The situation was complicated by the fact that a left-wing Labour government had been elected in July 1945. Its ranks were packed with passionately anti-Nazi and in many cases idealistic souls, who looked forward to radical and positive change both at home and in defeated Germany.

Public opinion, war-embittered and appalled by the spectacle of the concentration camps as the Allied advance uncovered the full extent of Nazi atrocities, was also a factor in inhibiting the FO’s natural tendency to surreptitiously favour what might work and make life easier over what might be right but difficult. Churchill’s temporary (though, it seems, for a while genuinely enthusiastic) espousal of Morgenthau’s ‘Carthaginian Peace’ and the full force of the ‘Morgenthau boys’’ intervention in the planning process as the war ended caused problems for the Foreign Office mandarins. However, the punitive view did not quite manage to dominate planning as it did in Washington during 1945–6.

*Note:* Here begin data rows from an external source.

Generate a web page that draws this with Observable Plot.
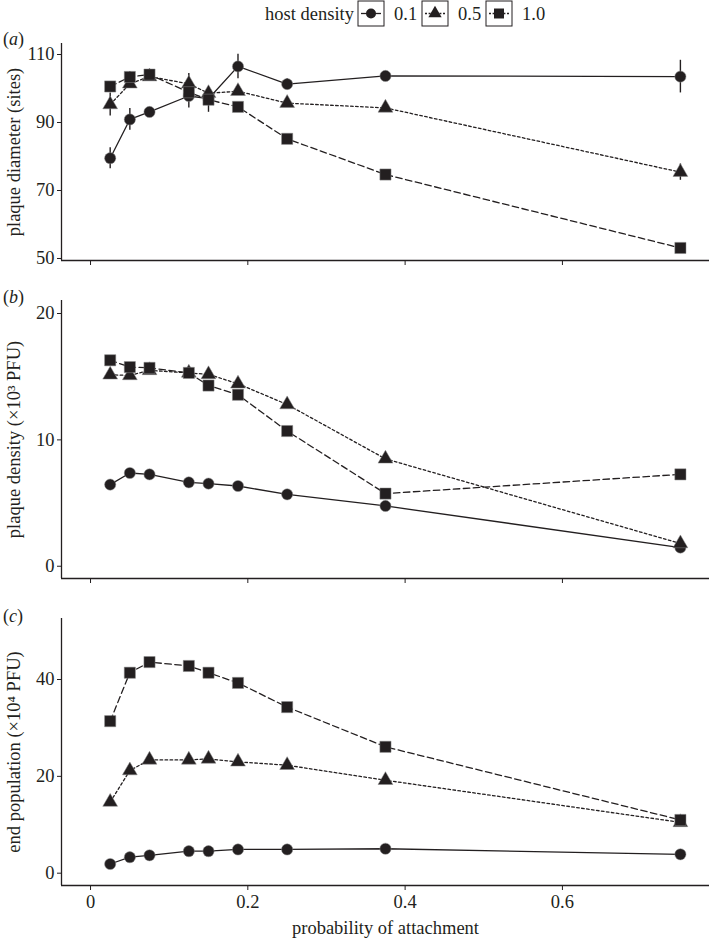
<!DOCTYPE html>
<html>
<head>
<meta charset="utf-8">
<script src="https://cdn.jsdelivr.net/npm/d3@7"></script>
<script src="https://cdn.jsdelivr.net/npm/@observablehq/plot@0.6"></script>
<style>
  html, body { margin: 0; padding: 0; background: #fff; }
  #chart { position: relative; width: 718px; height: 939px; font-family: "Liberation Serif", "Times New Roman", Times, "DejaVu Serif", serif; color: #231f20; }
  #chart > * { position: absolute; left: 0; }
  #chart svg, #chart svg text { font-family: "Liberation Serif", "Times New Roman", Times, "DejaVu Serif", serif !important; }
  #chart svg [aria-label$="tick label"], #chart svg [aria-label$="tick label"] text { font-size: 18.5px !important; }
  .plab { font-size: 18px; left: 3px !important; }
</style>
</head>
<body>
<div id="chart"></div>
<script>
// ---------- data ----------
const attachment = [0.025, 0.05, 0.075, 0.125, 0.15, 0.1875, 0.25, 0.375, 0.75];
const densities = ["0.1", "0.5", "1.0"];

// (a) plaque diameter (sites), with error half-widths
const diameter01 = [79.5, 90.9, 93.1, 97.8, 97.0, 106.5, 101.3, 103.7, 103.5];
const diameter05 = [95.3, 101.4, 103.5, 101.4, 98.6, 99.2, 95.7, 94.3, 75.4];
const diameter10 = [100.6, 103.4, 104.1, 98.9, 96.7, 94.6, 85.2, 74.7, 53.1];
const diamErr01 = [3.1, 3.2, 0.8, 3.5, 1.0, 3.6, 1.6, 0.6, 4.8];
const diamErr05 = [3.4, 1.0, 1.0, 3.0, 1.0, 0.8, 0.8, 0.6, 2.4];
const diamErr10 = [1.0, 1.5, 1.0, 1.0, 3.7, 0.6, 0.6, 0.5, 0.8];

// (b) plaque density (x10^3 PFU)
const plaqueDensity01 = [6.46, 7.38, 7.27, 6.64, 6.54, 6.35, 5.69, 4.77, 1.48];
const plaqueDensity05 = [15.15, 15.1, 15.5, 15.3, 15.18, 14.44, 12.8, 8.5, 1.8];
const plaqueDensity10 = [16.3, 15.76, 15.7, 15.3, 14.3, 13.57, 10.7, 5.75, 7.27];

// (c) end population (x10^4 PFU)
const endPop01 = [1.9, 3.3, 3.7, 4.55, 4.55, 4.9, 4.9, 5.05, 3.9];
const endPop05 = [14.7, 21.2, 23.4, 23.4, 23.6, 23.0, 22.3, 19.2, 10.5];
const endPop10 = [31.4, 41.4, 43.6, 42.8, 41.4, 39.3, 34.3, 26.1, 11.0];

const xTicks = [0, 0.2, 0.4, 0.6];
const yTicksA = [50, 70, 90, 110];
const yTicksB = [0, 10, 20];
const yTicksC = [0, 20, 40];

// ---------- styling ----------
const INK = "#231f20";
const FONT = "'Liberation Serif', 'Times New Roman', Times, 'DejaVu Serif', serif";
const seriesStyle = {
  "0.1": {symbol: "circle", r: 5.6, dash: null},
  "0.5": {symbol: "triangle", r: 5.5, dash: "2.6,2.4"},
  "1.0": {symbol: "square", r: 6.3, dash: "6.5,3.5"}
};

function rows(v01, v05, v10, e01, e05, e10) {
  const out = [];
  [[v01, e01, "0.1"], [v05, e05, "0.5"], [v10, e10, "1.0"]].forEach(([vals, errs, dens]) => {
    vals.forEach((v, i) => out.push({x: attachment[i], y: v, e: errs ? errs[i] : 0, density: dens}));
  });
  return out;
}

const xDomain = [-0.0369, 0.787];

function panel({data, yDomain, yTicks, yLabel, height, marginBottom, showXLabels, errors}) {
  const marks = [
    Plot.ruleX([xDomain[0]], {stroke: INK, strokeWidth: 1.3}),
    Plot.ruleY([yDomain[0]], {stroke: INK, strokeWidth: 1.3}),
    Plot.axisY({ticks: yTicks, tickSize: 4, tickPadding: 3, label: yLabel, labelAnchor: "center",
      labelArrow: false, labelOffset: 55, fontSize: 18.5, stroke: INK}),
    Plot.axisX({ticks: xTicks, tickSize: 5, tickPadding: 4, fontSize: 18.5,
      tickFormat: showXLabels ? (d => d === 0 ? "0" : d3.format(".1f")(d)) : (() => ""),
      label: showXLabels ? "probability of attachment" : null, labelAnchor: "center", labelArrow: false,
      labelOffset: 48})
  ];
  for (const dens of densities) {
    const s = seriesStyle[dens];
    const sub = data.filter(d => d.density === dens);
    marks.push(Plot.line(sub, {x: "x", y: "y", stroke: INK, strokeWidth: 1.3, strokeDasharray: s.dash}));
  }
  if (errors) {
    marks.push(Plot.ruleX(data.filter(d => d.e > 0), {x: "x", y1: d => d.y - d.e, y2: d => d.y + d.e, stroke: INK, strokeWidth: 1.4}));
  }
  for (const dens of densities) {
    const s = seriesStyle[dens];
    const sub = data.filter(d => d.density === dens);
    marks.push(Plot.dot(sub, {x: "x", y: "y", symbol: () => s.symbol, r: s.r, fill: INK, stroke: "#8a8a8a", strokeWidth: 0.5}));
  }
  return Plot.plot({
    width: 718, height, marginLeft: 61, marginRight: 9, marginTop: 13, marginBottom,
    x: {domain: xDomain},
    y: {domain: yDomain},
    symbol: {type: "identity"},
    style: {fontFamily: FONT, fontSize: "18.5px", color: INK, background: "transparent", overflow: "visible"},
    marks
  });
}

const chart = document.getElementById("chart");

// legend
(function legend() {
  const svg = d3.create("svg").attr("width", 718).attr("height", 30)
    .style("font-family", FONT).style("font-size", "18.5px").style("overflow", "visible");
  svg.append("text").attr("x", 354).attr("y", 19.5).attr("text-anchor", "end").attr("fill", INK).text("host density");
  const boxX = [358, 422, 486];
  densities.forEach((dens, i) => {
    const s = seriesStyle[dens];
    const g = svg.append("g").attr("transform", `translate(${boxX[i]},1)`);
    g.append("rect").attr("width", 26).attr("height", 25).attr("fill", "none").attr("stroke", INK).attr("stroke-width", 1);
    g.append("line").attr("x1", 3).attr("x2", 23).attr("y1", 12.5).attr("y2", 12.5)
      .attr("stroke", INK).attr("stroke-width", 1.3).attr("stroke-dasharray", s.dash ? "2,1.6" : null);
    const sym = {circle: d3.symbolCircle, triangle: d3.symbolTriangle, square: d3.symbolSquare}[s.symbol];
    g.append("path").attr("d", d3.symbol(sym, Math.PI * s.r * s.r * 0.8)()).attr("transform", "translate(13,12.5)").attr("fill", INK);
    svg.append("text").attr("x", boxX[i] + 36).attr("y", 19.5).attr("fill", INK).text(dens);
  });
  const node = svg.node();
  node.style.top = "0px";
  chart.appendChild(node);
})();

const pA = panel({data: rows(diameter01, diameter05, diameter10, diamErr01, diamErr05, diamErr10),
  yDomain: [49.41, 113.24], yTicks: yTicksA, yLabel: "plaque diameter (sites)", height: 240, marginBottom: 10, showXLabels: false, errors: true});
pA.style.top = "30px"; chart.appendChild(pA);

const pB = panel({data: rows(plaqueDensity01, plaqueDensity05, plaqueDensity10),
  yDomain: [-0.97, 21.03], yTicks: yTicksB, yLabel: "plaque density (×10³ PFU)", height: 301, marginBottom: 10, showXLabels: false, errors: false});
pB.style.top = "287px"; chart.appendChild(pB);

const pC = panel({data: rows(endPop01, endPop05, endPop10),
  yDomain: [-2.54, 52.6], yTicks: yTicksC, yLabel: "end population (×10⁴ PFU)", height: 334, marginBottom: 54, showXLabels: true, errors: false});
pC.style.top = "605px"; chart.appendChild(pC);

// panel letters
[["a", 29], ["b", 287], ["c", 606]].forEach(([l, top]) => {
  const d = document.createElement("div");
  d.className = "plab";
  d.style.top = top + "px";
  d.innerHTML = `(<i>${l}</i>)`;
  chart.appendChild(d);
});
</script>
</body>
</html>
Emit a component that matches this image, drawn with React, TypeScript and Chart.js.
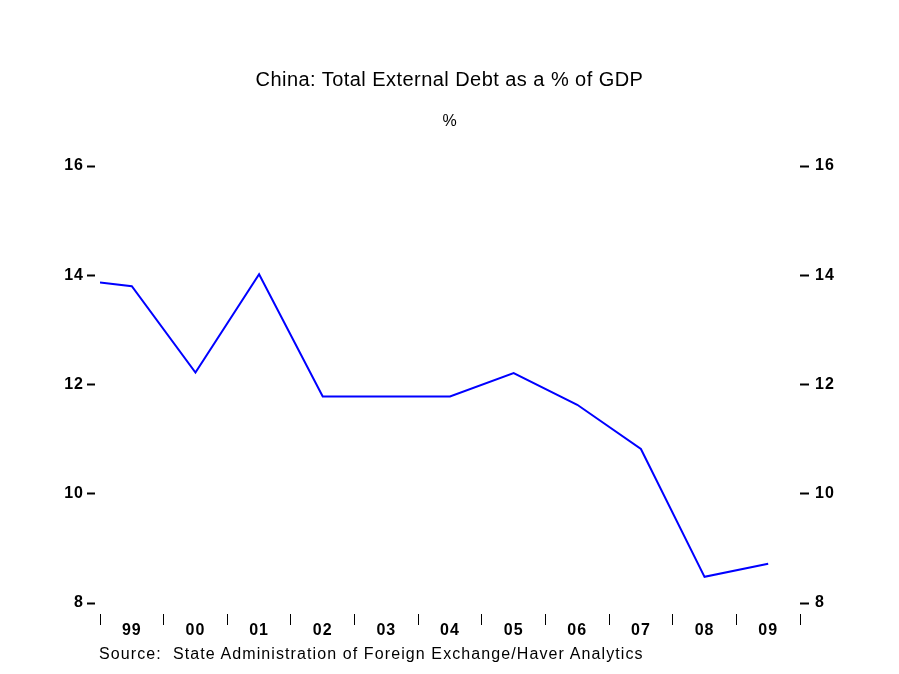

The British policy, admitted or not, was to dismiss all senior officials in occupied Germany, but to reinstate them if subsequent checks established that they were nevertheless ‘acceptable’ (a fine Foreign Office adjective). Various forms of words were also found to permit some discretion for British officials on the spot in Germany, while at the same time appearing severe, such as: ‘Germans who are permitted to remain in, or are appointed to, official posts (e.g. in the police or the administration) should understand that they hold office only during good behaviour.’ The Americans accepted this but at Potsdam, Molotov, the Soviet Foreign Minister, justifiably pounced on it as a possible loophole for the retention by the Western Allies of ‘useful’ Nazis.